Performance Characteristics

  • Incremental builds: Only files with changed SHA256 hashes are reprocessed
  • Token efficiency: Agents navigate compiled artifacts instead of raw files
  • No external dependencies: The structural pass (Pass 1) requires only bash + jq
  • Graceful degradation: If the graph is missing, agents fall back to raw file reads (but flowai start will prompt you to build it)

Configuration

The graph section in .flowai/config.json:

{
  "graph": {
    "enabled": true,
    "scan_paths": ["src", "docs", "specs"],
    "ignore_patterns": ["*.generated.*", "*.min.js", "*.min.css"],
    "max_age_hours": 24,
    "auto_build": false,
    "versions_to_keep": 5
  }
}
Key Default Description
enabled true Whether the graph system is active
scan_paths ["src","docs","specs"] Project-relative directories to scan
ignore_patterns [] Glob patterns to exclude from scanning
max_age_hours 24 Age threshold before graph is considered stale
auto_build false Reserved for future CI integration
versions_to_keep 5 Number of graph.json backups to retain

Spec-Driven Development Integration

FlowAI uses Spec-Driven Development (SDD): specs are the authoritative source of intent before any code is written. The graph engine treats spec files differently from source files:

Spec nodes vs source nodes

Property Source file node Spec node
Node type file spec
Trust level standard HIGH
Edge type sources, defines, references SPECIFIES
Extra metadata feature_ids, criteria
In GRAPH_REPORT.md God Nodes section Spec Coverage section

What qualifies as a spec file

FlowAI detects spec files by path and naming convention:

  • By path: specs/, .specify/, spec/
  • By name: *.spec.md, requirements*.md, acceptance*.md, adr*.md, rfc*.md, user-story*.md, prd*.md, feature*.md

What gets extracted from specs

  • Feature IDs: patterns like UC-XXX-NNN, FEAT-NNN, STORY-NNN, REQ-NNN, RFC-NNN
  • Acceptance criteria: headings starting with Acceptance, Given, When, Then, Must, Should, Shall
  • SPECIFIES edges: every project-relative link from a spec to a source file or wiki page creates a SPECIFIES edge, making spec-to-code traceability machine-readable

Spec coverage in GRAPH_REPORT.md

The Spec Coverage section in GRAPH_REPORT.md shows:

  • How many spec documents exist
  • How many SPECIFIES edges were found (spec → code traceability)
  • Which specs have zero implementation edges (possible unimplemented features)

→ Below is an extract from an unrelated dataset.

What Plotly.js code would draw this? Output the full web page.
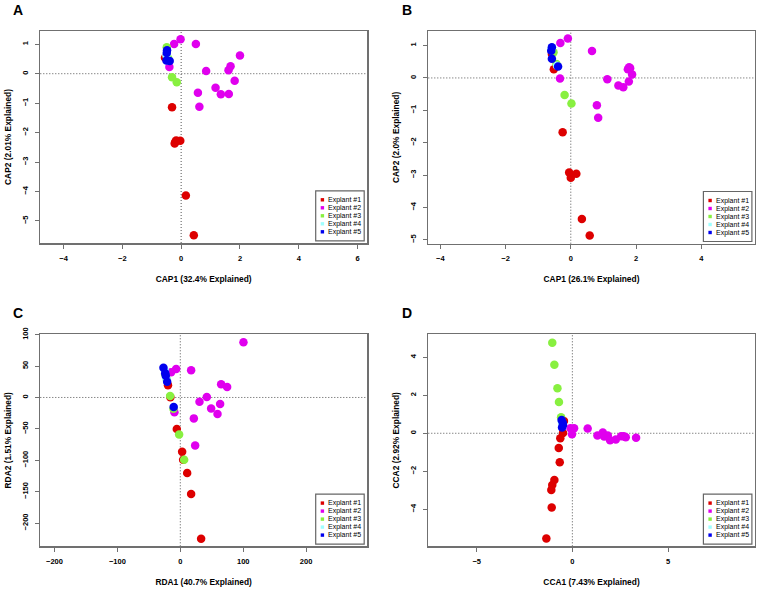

Run flowai graph lint to detect specs with no corresponding implementation and code that has no spec coverage.

SDD navigation protocol

Specs (.specify/, specs/)  ─ SPECIFIES edges ─►  Implementation (src/)
                      ↑
          flowai graph lint detects divergence

Before touching any source file, agents read the relevant spec node first. This ensures implementation faithfully reflects intent and reduces hallucinated behavior.


Inspiration

The persistent wiki pattern is inspired by Andrej Karpathy's llm-wiki concept — the idea of compiling knowledge into a persistent wiki maintained by the LLM rather than re-deriving context from scratch every session.

FlowAI's implementation is purpose-built for multi-agent agentic pipelines and Spec-Driven Development workflows. All code is original — graph extraction, community detection, wiki operations, and CLI integration are written from scratch in bash + jq, designed to work without Python, external graph databases, or network dependencies.